Tout le processus de restructuration du capital grec que les Mémorandums tentaient d’obtenir a en réalité été mis de côté par le capital grec afin d’obtenir une plus grande rentabilité simplement en réduisant drastiquement les coûts du travail – les privatisations étant la seule exception à ce refus de restructuration. La seule façon pour l’État grec d’atteindre les objectifs fiscaux fixés par l’UE était de nouvelles taxes plus importantes et, bien sûr, des réductions budgétaires sur les prestations sociales déjà modestes[6]. Dans l’ensemble, le chant du capital grec reste tout à fait le même, mais avec un prolétariat plus grand et plus pauvre, et des classes moyennes et une petite-bourgeoisie plus réduites et plus pauvres. En général, le capital grec n’a pas changé son modus operandi, il a simplement abusé des seuls moyens qu’il connaissait pour la croissance : réductions de salaire, travail non déclaré, extraction de plus-value absolue. Le rôle de la Grèce dans l’UE restera le même : un geôlier pour les immigrants qui tentent de passer dans l’UE, un nœud dans le réseau commercial entre l’UE et la Chine, et bien sûr, une « station touristique ». Et malgré les réductions salariales spectaculaires, il ne s’agit encore que d’une zone de second ordre pour la main-d’œuvre bon marché afin d’attirer les investissements étrangers.

Du point de vue de la vie quotidienne du prolétariat, le paysage grec est infernal. Non seulement pour le moment, le prolétariat grec n’envisage même pas une lutte pour ses besoins quotidiens de base, mais il est seulement intéressé à récupérer sa souveraineté nationale, à la fois réelle (perdue en raison de la dénationalisation de l’Etat grec entrant dans la zone euro) et imaginaire (la prétendue remise en question de l’identité et de la souveraineté grecque en raison de la République de Macédoine). Pour l’instant, les seuls exemples majeurs de luttes concernant les conditions de vie du prolétariat sont les immigrants dans certains camps et centres de détention. Mais ils n’ont pas pu surpasser la répression, à la fois par l’Etat et les racistes locaux, et presque aucune solidarité n’est exercée par le prolétariat national, à l’exception de certains groupes locaux d’anarchistes et de gauchistes.

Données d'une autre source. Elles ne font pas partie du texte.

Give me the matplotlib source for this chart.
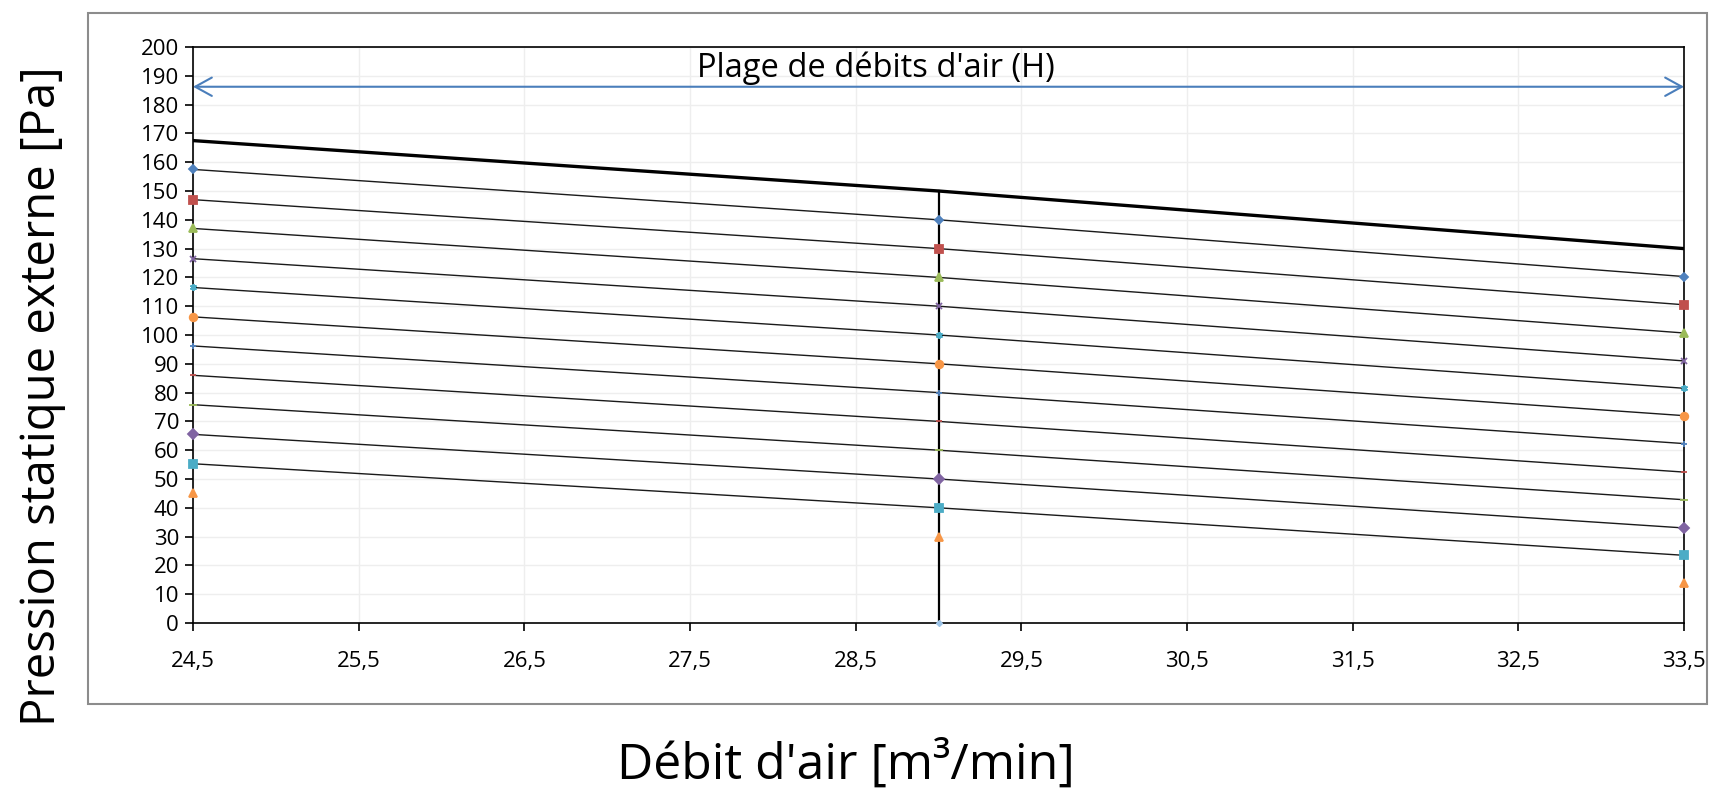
import matplotlib
matplotlib.use("Agg")
import matplotlib.pyplot as plt
from matplotlib.patches import Rectangle
from matplotlib.ticker import MultipleLocator, FuncFormatter

plt.rcParams['font.family'] = ['Open Sans', 'DejaVu Sans']

# ---- data ----
x_points = [24.5, 29.0, 33.5]
upper_limit = [167.5, 150.0, 130.0]
series_values = [
    [157.5, 140.0, 120.3],
    [147.0, 130.0, 110.5],
    [137.0, 120.0, 100.7],
    [126.5, 110.0, 91.0],
    [116.5, 100.0, 81.5],
    [106.3, 90.0, 72.0],
    [96.2, 80.0, 62.3],
    [86.0, 70.0, 52.4],
    [75.8, 60.0, 42.8],
    [65.5, 50.0, 33.0],
    [55.3, 40.0, 23.5],
]
extra_points = [45.0, 30.0, 13.8]
zero_point_x = [29.0]
zero_point_y = [0.0]
vline_x = 29.0
vline_range = [0.0, 150.0]
arrow_y = 186.2
arrow_label = "Plage de débits d'air (H)"
xlabel = "Débit d'air [m³/min]"
ylabel = "Pression statique externe [Pa]"

colors = ['#4F81BD', '#C0504D', '#9BBB59', '#8064A2', '#4BACC6', '#F79646']
markers = ['D', 's', '^', 'x', (6, 2, 0), 'o', '+', '_', '_', 'D', 's', '^']
msizes = [4.5, 5.5, 5.5, 5, 5, 5.5, 5, 5, 6, 5, 6, 6]

fig = plt.figure(figsize=(17.09, 7.93), dpi=100)
ax = fig.add_axes([193/1709, 1-623/793, (1684-193)/1709, (623-47)/793])

# outer chart frame
fig.patches.append(Rectangle((88/1709, 1-704/793), (1707-88)/1709, (704-13)/793,
                             transform=fig.transFigure, fill=False,
                             edgecolor='#8c8c8c', linewidth=1.5, zorder=0))

ax.set_xlim(24.5, 33.5)
ax.set_ylim(0, 200)
ax.yaxis.set_major_locator(MultipleLocator(10))
ax.set_xticks([24.5 + i for i in range(10)])
ax.xaxis.set_major_formatter(FuncFormatter(lambda v, p: f"{v:.1f}".replace('.', ',')))
ax.yaxis.set_major_formatter(FuncFormatter(lambda v, p: f"{int(round(v))}"))
ax.grid(True, color='#eeeeee', linewidth=1.0, zorder=0)
ax.set_axisbelow(True)
for s in ax.spines.values():
    s.set_color('black')
    s.set_linewidth(1.2)
ax.tick_params(axis='both', direction='out', length=6, width=1.2, labelsize=16,
               color='black', pad=4)
ax.tick_params(axis='x', pad=14)

# thin lines
for i, vals in enumerate(series_values):
    ax.plot(x_points, vals, color='#1a1a1a', linewidth=1.0, zorder=3)
# thick upper line
ax.plot(x_points, upper_limit, color='black', linewidth=2.4, zorder=4)
# vertical line
ax.plot([vline_x, vline_x], vline_range, color='black', linewidth=1.6, zorder=4)

# markers
all_marker_series = series_values + [extra_points]
for i, vals in enumerate(all_marker_series):
    c = colors[i % 6]
    ax.plot(x_points, vals, linestyle='none', marker=markers[i], markersize=msizes[i],
            color=c, markeredgecolor=c, markeredgewidth=1.3, zorder=5, clip_on=False)
ax.plot(zero_point_x, zero_point_y, linestyle='none', marker='D', markersize=3,
        color='#9dc3e6', zorder=5, clip_on=False)

# double arrow
ax.annotate('', xy=(33.5, arrow_y), xytext=(24.5, arrow_y),
            arrowprops=dict(arrowstyle='<->,head_length=1.0,head_width=0.55',
                            color='#4A7EBB', linewidth=1.5, mutation_scale=12,
                            shrinkA=0, shrinkB=0), zorder=6)
ax.text(28.62, 189.6, arrow_label, ha='center', va='baseline', fontsize=23.5, color='black')

fig.text(846/1709, 1-765/793, xlabel, ha='center', va='center', fontsize=36)
fig.text(42/1709, 0.5, ylabel, ha='center', va='center', rotation=90, fontsize=34)

fig.savefig('out.png', dpi=100)
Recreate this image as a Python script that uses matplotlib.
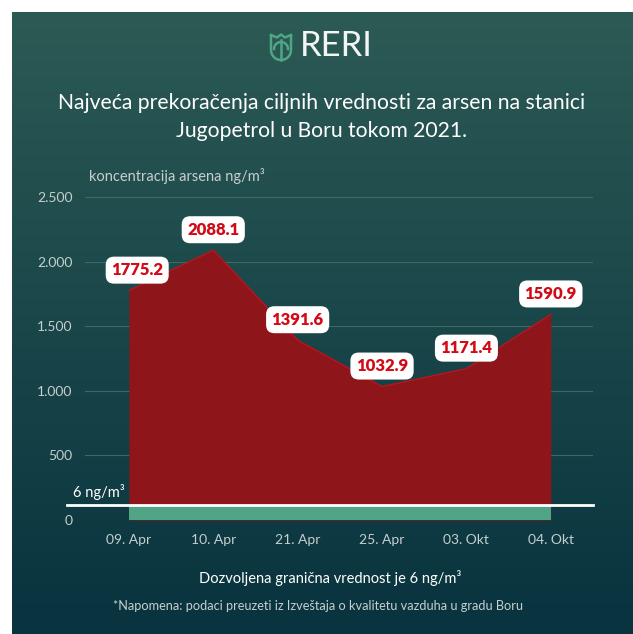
import matplotlib.pyplot as plt
import numpy as np

plt.rcParams['font.family'] = ['Lato', 'DejaVu Sans']

# data
dates = ['09. Apr', '10. Apr', '21. Apr', '25. Apr', '03. Okt', '04. Okt']
values = [1775.2, 2088.1, 1391.6, 1032.9, 1171.4, 1590.9]
yticks = [0, 500, 1000, 1500, 2000, 2500]
ytick_labels = ['0', '500', '1.000', '1.500', '2.000', '2.500']
limit_band = 115  # drawn height of the 6 ng/m3 band (not to scale)

W, H = 633, 634
fig = plt.figure(figsize=(W / 100, H / 100), dpi=100)
fig.patch.set_facecolor('white')

# gradient background
bg = fig.add_axes([12 / W, 0, 1 - 12 / W, 1 - 12 / H])
top = np.array([0x2c, 0x5a, 0x54]) / 255
bot = np.array([0x08, 0x33, 0x3f]) / 255
t = np.linspace(0, 1, 256)[:, None]
grad = top * (1 - t) + bot * t
bg.imshow(grad[:, None, :].repeat(2, axis=1), aspect='auto', extent=[0, 1, 0, 1])
bg.set_axis_off()

# main axes
ax = fig.add_axes([85 / W, 114 / H, 508 / W, 323 / H])
ax.set_facecolor('none')
x = np.arange(len(values))
ax.fill_between(x, 0, values, color='#8e1519', lw=0, zorder=2)
ax.plot(x, values, color='#c4101a', lw=1, zorder=3)
ax.fill_between(x, 0, limit_band, color='#4fa586', lw=0, zorder=4)
ax.set_xlim(-0.52, 5.5)
ax.set_ylim(0, 2500)
ax.set_yticks(yticks)
ax.set_yticklabels(ytick_labels)
ax.set_xticks(x)
ax.set_xticklabels(dates)
ax.grid(axis='y', color='#3e6a66', lw=0.8, zorder=1)
ax.grid(axis='x', visible=False)
for s in ax.spines.values():
    s.set_visible(False)
ax.tick_params(length=0, colors='#c5cfce', labelsize=10)
ax.tick_params(axis='y', pad=9)
ax.tick_params(axis='x', pad=10)

# white limit line
ax.plot([-0.73, 5.5], [limit_band, limit_band], color='white', lw=2, zorder=5,
        clip_on=False)
ax.annotate('6 ng/m³', (-0.73, limit_band), xytext=(4, 4), textcoords='offset points',
            color='white', fontsize=10.5, ha='left', va='bottom',
            annotation_clip=False)

# value labels
for i, v in enumerate(values):
    dx = 6 if i == 0 else 0
    ax.annotate(f'{v:.1f}', (i, v), xytext=(dx, 9), textcoords='offset points',
                ha='center', va='bottom', color='#d20a16', fontsize=12,
                fontweight='heavy', zorder=6,
                bbox=dict(boxstyle='round,pad=0.33,rounding_size=0.5',
                          fc='white', ec='none'))

# texts
fig.text(89 / W, 1 - 176 / H, 'koncentracija arsena ng/m³', color='#c5cfce',
         fontsize=10.5, ha='left', va='center')
fig.text(322 / W, 1 - 103 / H, 'Najveća prekoračenja ciljnih vrednosti za arsen na stanici',
         color='white', fontsize=15.2, ha='center', va='center')
fig.text(322 / W, 1 - 131 / H, 'Jugopetrol u Boru tokom 2021.',
         color='white', fontsize=15.2, ha='center', va='center')
fig.text(330 / W, 1 - 578 / H, 'Dozvoljena granična vrednost je 6 ng/m³',
         color='white', fontsize=10.5, ha='center', va='center')
fig.text(318 / W, 1 - 606 / H,
         '*Napomena: podaci preuzeti iz Izveštaja o kvalitetu vazduha u gradu Boru',
         color='#c5cfce', fontsize=9.2, ha='center', va='center')

# logo
fig.text(300 / W, 1 - 46 / H, 'RERI', color='#f2f5f4', fontsize=25,
         fontweight='normal', ha='left', va='center')
lg = fig.add_axes([268 / W, 1 - 62 / H, 26 / W, 30 / H])
lg.set_xlim(0, 26)
lg.set_ylim(0, 30)
lg.set_axis_off()
c = '#4fa586'
th = np.linspace(np.pi, 2 * np.pi, 30)
ox = np.concatenate([[3, 3], 13 + 10 * np.cos(th), [23, 23]])
oy = np.concatenate([[27, 12], 12 + 10 * np.sin(th), [12, 27]])
lg.plot(ox, oy, color=c, lw=1.8, solid_capstyle='round')
# top of the tulip: two side petals meeting the middle bud
lg.plot([3, 9, 13, 17, 23], [27, 24.5, 27.5, 24.5, 27], color=c, lw=1.8,
        solid_joinstyle='round')
lg.plot([13, 13], [2, 22], color=c, lw=1.8)
th2 = np.linspace(0, np.pi / 2, 20)
lg.plot(13 - 7 * np.sin(th2), 13 + 7 * np.cos(th2), color=c, lw=1.8)
lg.plot(13 + 7 * np.sin(th2), 13 + 7 * np.cos(th2), color=c, lw=1.8)

fig.savefig('out.png', dpi=100)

Et, malheureusement, les conflits violents entre différents groupes ethniques et religieux d’immigrants vivant dans les mêmes camps et centres de détention ne sont pas moins souvent que leurs luttes pour leurs besoins…..

Notes :

  1. https://www.enterprisegreece.gov.gr/en/greece-today/why-greece/foreign-direct-investment &
  2. https://www.ey.com/gr/en/issues/business-environment/ey-survey-made-in-greece-the-greek-exports-challenge
  3. https://ineobservatory.gr/wp-content/uploads/2018/01/Policy-Brief-151.pdf
  4. http://www.kathimerini.gr/963230/article/oikonomia/ellhnikh-oikonomia/ews-kai-273-h-syneisfora-toy-toyrismoy-sto-aep-to-2017
  5. https://www.dikaiologitika.gr/eidhseis/oikonomia/202006/i-ellada-anakalyptei-tin-airbnb-eos-100-i-ayksisi-stis-misthoseis-spition-se-touristes
  6. Cela peut sembler contradictoire à première vue : avec les réductions de salaire et les augmentations d’impôts, et le chômage massif, comment le prolétariat est-il encore capable de se reproduire ? Nous devons garder à l’esprit que pour le prolétariat grec, les salaires ne sont pas toujours la seule source de subsistance. Une partie importante de la classe ouvrière n’est pas complètement privée de propriété et possède soit un petit terrain à la campagne (pour la consommation personnelle ou pour la vente des produits), soit un appartement dont elle reçoit un loyer. Les liens familiaux, qui se sont encore renforcés à la suite de la crise, sont les plus importants. Il n’est pas rare que des gens, même dans la trentaine, vivent encore avec leurs parents partageant les dépenses du ménage, et les grands-parents, malgré les réductions de pension, réduisent leurs dépenses personnelles au minimum possible pour survivre afin de donner de l’argent à leurs enfants ou petits-enfants. Bien sûr, tout ce qui précède n’est pas vrai pour les immigrants. Ils ne possèdent aucune propriété. Mais même avant la crise, ils vivaient déjà ensemble, même quatre personnes dans un appartement avec une seule chambre à coucher, afin de se débrouiller. Cette situation a été intensifiée par la crise.